* Begin DATASET CONTENT *
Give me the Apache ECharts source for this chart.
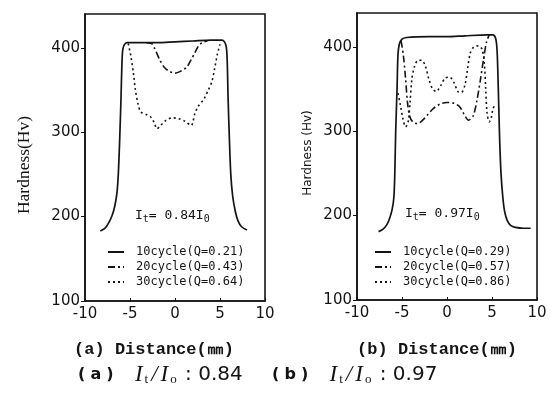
<!DOCTYPE html>
<html>
<head>
<meta charset="utf-8">
<script src="https://cdn.jsdelivr.net/npm/echarts@6/dist/echarts.min.js"></script>
<style>html,body{margin:0;padding:0;background:#fff;}#c{width:554px;height:398px;}</style>
</head>
<body>
<div id="c"></div>
<script>
// ---- data (x: distance mm, y: hardness Hv) ----
const yTicks = [100, 200, 300, 400];
const namesA = ['10cycle(Q=0.21)', '20cycle(Q=0.43)', '30cycle(Q=0.64)'];
const namesB = ['10cycle(Q=0.29)', '20cycle(Q=0.57)', '30cycle(Q=0.86)'];

const a10 = [[-8.3,183],[-7.8,186],[-7.4,192],[-7.0,201],[-6.7,212],[-6.45,228],[-6.3,250],[-6.15,290],[-6.0,340],[-5.9,380],[-5.8,398],[-5.6,404],[-5.3,406],[-4,406],[-2,406],[0,407],[2,408],[4,409],[5.2,409],[5.5,407],[5.7,401],[5.8,385],[5.9,340],[6.05,290],[6.2,250],[6.4,225],[6.7,206],[7.0,195],[7.4,188],[8.0,184]];
const a20 = [[-3.2,406],[-2.6,405],[-2.3,400],[-1.7,386],[-1.2,377],[-0.6,372],[0,370],[0.6,372],[1.3,377],[1.8,386],[2.2,394],[2.6,402],[3.0,406],[3.6,408]];
const a30 = [[-5.2,405],[-4.9,390],[-4.6,368],[-4.4,350],[-4.1,333],[-3.8,324],[-3.2,321],[-2.7,318],[-2.3,311],[-2.0,304],[-1.6,308],[-1.0,314],[-0.3,317],[0.4,316],[1.1,313],[1.8,308],[2.2,322],[2.6,331],[3.2,339],[3.7,350],[4.1,360],[4.4,375],[4.7,392],[5.0,404]];

const b10 = [[-7.6,181],[-7.1,184],[-6.7,189],[-6.4,196],[-6.1,207],[-5.9,222],[-5.8,250],[-5.7,300],[-5.55,350],[-5.45,390],[-5.3,403],[-5.0,409],[-4.5,411],[-2,412],[0,412],[2,413],[4.5,414],[5.1,414],[5.4,410],[5.55,398],[5.65,370],[5.75,330],[5.85,290],[6.0,250],[6.2,222],[6.4,205],[6.7,194],[7.1,188],[7.6,186],[8.5,185],[9.3,185]];
const b20 = [[-5.1,407],[-4.85,390],[-4.6,362],[-4.4,335],[-4.15,318],[-3.8,311],[-3.3,309],[-2.7,313],[-2.1,320],[-1.5,327],[-0.8,332],[0,334],[0.8,333],[1.4,329],[1.9,320],[2.4,313],[2.9,318],[3.3,335],[3.7,360],[4.1,388],[4.4,406],[4.7,414]];
const b30 = [[-5.45,345],[-5.2,332],[-4.9,315],[-4.6,305],[-4.3,312],[-4.1,335],[-3.9,362],[-3.6,377],[-3.2,384],[-2.8,384],[-2.4,377],[-2.0,361],[-1.6,350],[-1.2,347],[-0.7,354],[-0.2,363],[0.3,364],[0.8,357],[1.2,347],[1.6,346],[2.0,355],[2.3,375],[2.6,393],[3.0,400],[3.5,401],[3.9,397],[4.15,380],[4.3,350],[4.45,322],[4.7,311],[4.9,315],[5.1,326],[5.35,332]];

// ---- chart ----
const INK = '#141414';
const styles = [
  {type: 'solid', width: 1.7},
  {type: [7, 3, 2, 3], width: 1.6},
  {type: [2, 3], width: 1.6}
];
function mkSeries(name, data, k, idx) {
  return {
    name: name, type: 'line', data: data, xAxisIndex: idx, yAxisIndex: idx,
    symbol: 'none', showSymbol: false, smooth: 0.3, silent: true,
    lineStyle: Object.assign({color: INK}, styles[k]),
    itemStyle: {color: INK}
  };
}
function mkX(idx) {
  return {
    type: 'value', gridIndex: idx, min: -10, max: 10, interval: 5,
    axisLine: {show: true, onZero: false, lineStyle: {color: INK, width: 1.6}},
    axisTick: {show: true, inside: true, length: 3, lineStyle: {color: INK}},
    axisLabel: {color: INK, fontFamily: 'DejaVu Sans', fontSize: 15, margin: 6},
    splitLine: {show: false}
  };
}
function mkY(idx) {
  return {
    type: 'value', gridIndex: idx, min: 100, max: 440, interval: 100,
    axisLine: {show: true, onZero: false, lineStyle: {color: INK, width: 1.6}},
    axisTick: {show: true, length: 4, customValues: yTicks, lineStyle: {color: INK}},
    axisLabel: {color: INK, fontFamily: 'DejaVu Sans', fontSize: 15, margin: 5, customValues: yTicks},
    splitLine: {show: false}
  };
}
function mkLegend(names, left) {
  return {
    data: names, orient: 'vertical', left: left, top: 241,
    itemWidth: 16, itemHeight: 10, itemGap: 3, selectedMode: false,
    itemStyle: {opacity: 0},
    textStyle: {color: INK, fontFamily: 'DejaVu Sans Mono', fontSize: 12, padding: [0, 0, 0, 7]}
  };
}
const richCap = {
  p: {fontFamily: 'DejaVu Sans', fontWeight: 'bold', fontSize: 16, fill: INK},
  g: {fontFamily: 'DejaVu Sans', fontSize: 16, fill: INK},
  i: {fontFamily: 'Liberation Serif', fontStyle: 'italic', fontSize: 23, padding: [0, 2, 0, 1], fill: INK},
  s: {fontFamily: 'Liberation Serif', fontSize: 13, padding: [9, 2, 0, 0], fill: INK},
  n: {fontFamily: 'DejaVu Sans', fontSize: 20, fill: INK}
};
const richIt = {
  m: {fontFamily: 'DejaVu Sans Mono', fontSize: 13, fill: INK},
  s: {fontFamily: 'DejaVu Sans Mono', fontSize: 10, padding: [6, 0, 0, 0], fill: INK}
};
const chart = echarts.init(document.getElementById('c'), null, {renderer: 'canvas'});
chart.setOption({
  backgroundColor: '#fff',
  animation: false,
  grid: [
    {left: 85, top: 14, width: 180, height: 287, show: true, borderColor: INK, borderWidth: 1.6, backgroundColor: 'transparent'},
    {left: 357, top: 13, width: 180, height: 287, show: true, borderColor: INK, borderWidth: 1.6, backgroundColor: 'transparent'}
  ],
  xAxis: [mkX(0), mkX(1)],
  yAxis: [mkY(0), mkY(1)],
  legend: [mkLegend(namesA, 102), mkLegend(namesB, 369)],
  series: [
    mkSeries(namesA[0], a10, 0, 0), mkSeries(namesA[1], a20, 1, 0), mkSeries(namesA[2], a30, 2, 0),
    mkSeries(namesB[0], b10, 0, 1), mkSeries(namesB[1], b20, 1, 1), mkSeries(namesB[2], b30, 2, 1)
  ],
  graphic: [
    {type: 'text', x: 24, y: 165, rotation: Math.PI / 2, silent: true,
      style: {text: 'Hardness(Hv)', font: '17.5px "Liberation Serif"', fill: INK, align: 'center', verticalAlign: 'middle'}},
    {type: 'text', x: 308, y: 153, rotation: Math.PI / 2, silent: true,
      style: {text: 'Hardness (Hv)', font: '12px "DejaVu Sans"', fill: INK, align: 'center', verticalAlign: 'middle'}},
    {type: 'text', x: 154, y: 350, silent: true,
      style: {text: '(a) Distance(㎜)', font: 'bold 17px "Liberation Mono"', fill: INK, align: 'center', verticalAlign: 'middle'}},
    {type: 'text', x: 437, y: 350, silent: true,
      style: {text: '(b) Distance(㎜)', font: 'bold 17px "Liberation Mono"', fill: INK, align: 'center', verticalAlign: 'middle'}},
    {type: 'text', x: 78, y: 375, silent: true,
      style: {text: '{p|(}{g| }{p|a}{g| }{p|)}{g|    }{i|I}{s|t}{i|/}{i|I}{s|o}{n| : 0.84}', rich: richCap, fill: INK, align: 'left', verticalAlign: 'middle'}},
    {type: 'text', x: 272, y: 375, silent: true,
      style: {text: '{p|(}{g| }{p|b}{g| }{p|)}{g|    }{i|I}{s|t}{i|/}{i|I}{s|o}{n| : 0.97}', rich: richCap, fill: INK, align: 'left', verticalAlign: 'middle'}},
    {type: 'text', x: 135, y: 216, silent: true,
      style: {text: '{m|I}{s|t}{m|= 0.84I}{s|0}', rich: richIt, fill: INK, align: 'left', verticalAlign: 'middle'}},
    {type: 'text', x: 405, y: 214, silent: true,
      style: {text: '{m|I}{s|t}{m|= 0.97I}{s|0}', rich: richIt, fill: INK, align: 'left', verticalAlign: 'middle'}}
  ]
});
</script>
</body>
</html>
* End DATASET CONTENT *
■ TO DO
Starting at the first line of the material, output exactly the lines up to and including the one with "['10cycle(Q=0.29)', '20cycle(Q=0.57)', '30cycle(Q=0.86)'];". Do not include the pictures.

■ WRITTEN ANSWER
Give me the Apache ECharts source for this chart.
<!DOCTYPE html>
<html>
<head>
<meta charset="utf-8">
<script src="https://cdn.jsdelivr.net/npm/echarts@6/dist/echarts.min.js"></script>
<style>html,body{margin:0;padding:0;background:#fff;}#c{width:554px;height:398px;}</style>
</head>
<body>
<div id="c"></div>
<script>
// ---- data (x: distance mm, y: hardness Hv) ----
const yTicks = [100, 200, 300, 400];
const namesA = ['10cycle(Q=0.21)', '20cycle(Q=0.43)', '30cycle(Q=0.64)'];
const namesB = ['10cycle(Q=0.29)', '20cycle(Q=0.57)', '30cycle(Q=0.86)'];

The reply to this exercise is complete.